= Union School Corporation =

School district in Indiana, United States

Union School Corporation is a school district in Indiana.

Much of its territory is in Union Township, Randolph County, where it includes Modoc and Losantville. A portion is in Stoney Creek Township, Henry County, where it includes Blountsville.

It has two physical schools: Union Elementary School and Union Junior and High School. Both share a single building. In 2025, these schools combined had 290 students. The district also has virtual education programs. In 2025 the virtual programs had a sum of around 7,500 students.

The Rockets are the school district's mascot.

==History==

The school district formed in 1951. The school district initially had schools in Huntsville, Losantville, and Modoc. High school students were consolidated into the Modoc facility. In Fall 1957 a consolidated school building was scheduled to open, while the three previous buildings were to be sold that summer.

In 2014 the district board of trustees began looking at consolidating with another school district, citing fewer students and less money available.

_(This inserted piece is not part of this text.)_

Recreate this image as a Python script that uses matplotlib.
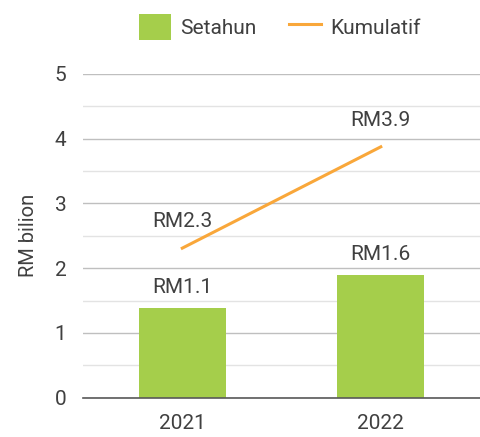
import matplotlib.pyplot as plt
import numpy as np

# data
years = ['2021', '2022']
setahun = [1.39, 1.90]
setahun_labels = ['RM1.1', 'RM1.6']
kumulatif = [2.31, 3.875]
kumulatif_labels = ['RM2.3', 'RM3.9']

green = '#A5CE4B'
orange = '#F9A73A'
text_col = '#404040'

plt.rcParams['font.family'] = ['Roboto', 'DejaVu Sans']
plt.rcParams['text.color'] = text_col

fig = plt.figure(figsize=(4.81, 4.37), dpi=100)
ax = fig.add_axes([0.1726, 0.0899, 0.8254, 0.7408])

x = np.arange(len(years))
bars = ax.bar(x, setahun, width=0.44, color=green, label='Setahun', zorder=3)
line, = ax.plot(x, kumulatif, color=orange, linewidth=2.2, label='Kumulatif', zorder=4)

for xi, v, lab in zip(x, setahun, setahun_labels):
    ax.annotate(lab, (xi, v), xytext=(0, 8), textcoords='offset points',
                ha='center', va='bottom', fontsize=15, color=text_col)
for xi, v, lab in zip(x, kumulatif, kumulatif_labels):
    ax.annotate(lab, (xi, v), xytext=(0, 12), textcoords='offset points',
                ha='center', va='bottom', fontsize=15, color=text_col)

ax.set_xlim(-0.5, 1.5)
ax.set_ylim(0, 5)
ax.set_xticks(x)
ax.set_xticklabels(years)
ax.set_yticks(range(6))
ax.set_yticks(np.arange(0.5, 5, 1), minor=True)
ax.tick_params(axis='both', which='both', length=0, labelsize=15, colors=text_col)
ax.tick_params(axis='y', pad=12)
ax.tick_params(axis='x', pad=12)
ax.grid(axis='y', which='major', color='#BFBFBF', linewidth=1, zorder=0)
ax.grid(axis='y', which='minor', color='#E3E3E3', linewidth=1, zorder=0)
for s in ['top', 'right', 'left']:
    ax.spines[s].set_visible(False)
ax.spines['bottom'].set_color('#595959')
ax.spines['bottom'].set_linewidth(1.2)
ax.spines['bottom'].set_zorder(5)

ax.set_ylabel('RM bilion', fontsize=14.5, color=text_col, labelpad=12)

fig.legend(handles=[bars, line], labels=['Setahun', 'Kumulatif'],
           loc='center', bbox_to_anchor=(0.582, 0.938), ncol=2, frameon=False,
           fontsize=15, handlelength=1.5, handleheight=1.5, columnspacing=1.6,
           handletextpad=0.45)

fig.savefig('out.png', dpi=100)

Circa April 2025 the Indiana House of Representatives created a bill to change Indiana property taxes, and the Indiana Senate approved the bill. The bill includes a provision for dissolving this school district. The bill calls for the dissolution to be effective in 2027. J.D. Prescott (R-Union City), a member of the Indiana House, wrote the bill. Galen Mast, the superintendent, argued that the reason why the bill was written to close the district was because it had the online learning services. The members of the Indiana Legislature did not consult citizens as the bill advanced.